I love writing. There is nothing I enjoy more.

But if I was to pinpoint the hardest part of writing a novel, for me, it is a) the worry every time I sit down to write that I have somehow lost the ability to create stories and b) self-doubt, which is really point a in a different guise.

It requires immense willpower to sit and write word after word after word and build it up from nothing to 100,000 words, when there is a voice in your head whispering that the story is drivel, asking you constantly if there is any point to writing it when it is all going to be deleted anyway. Having to ignore the self-doubt and concentrate on getting the story on paper, that for me is the hard bit. But thankfully, after about half way, my characters take charge and chase the negative voices away. (I know this makes me sound neurotic as hell, but that is writers for you.)

The best part of writing a novel is how somewhere midway through the book, the characters start dictating their story to me rather than the other way round. I am just a puppet, their conduit, recounting what they want me to say. I get carried away by the sheer joy of creating a book where the characters grow so much that they start bossing you around. They don’t let you sleep; they give you no peace until you have told their story the way they want it told. So I end up with something completely different from what I had initially envisioned but right for those particular characters and that particular story – that is the magic I love about story writing.


Q. Finally, have you started writing the third book?
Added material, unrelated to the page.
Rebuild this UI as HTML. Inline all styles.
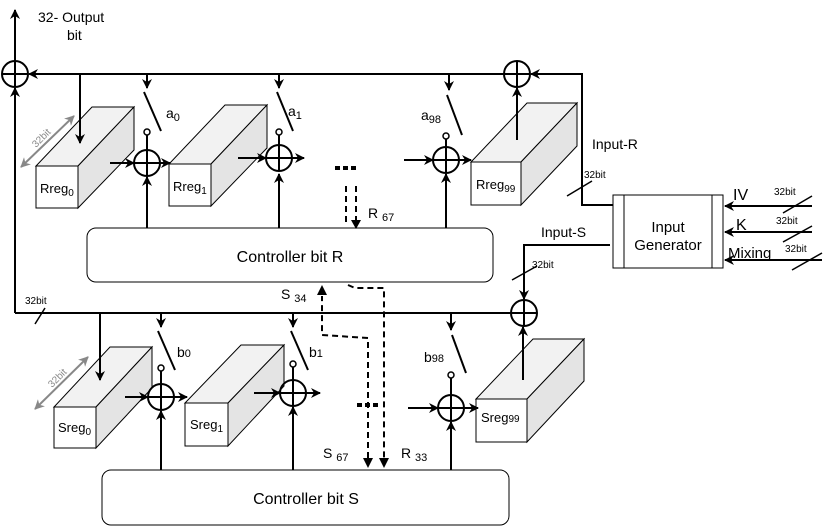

When can we expect to see it on bookshelves? 

Yes, I am currently working on the first draft of Book 3. Hopefully, all going well, it should be released by the end of this year.


Renita D’Silva loves stories, both reading and creating them. She is the author of ‘Monsoon Memories’ and ‘The Forgotten Daughter’. Her short stories have been published in ‘The View from Here’, ‘Bartleby Snopes’, ‘this zine’, ‘Platinum Page’, ‘Paragraph Planet’ among others and have been nominated for the ‘Pushcart’ prize and the ‘Best of the Net’ anthology. She is currently working on her third novel, set partly in India and partly in the UK.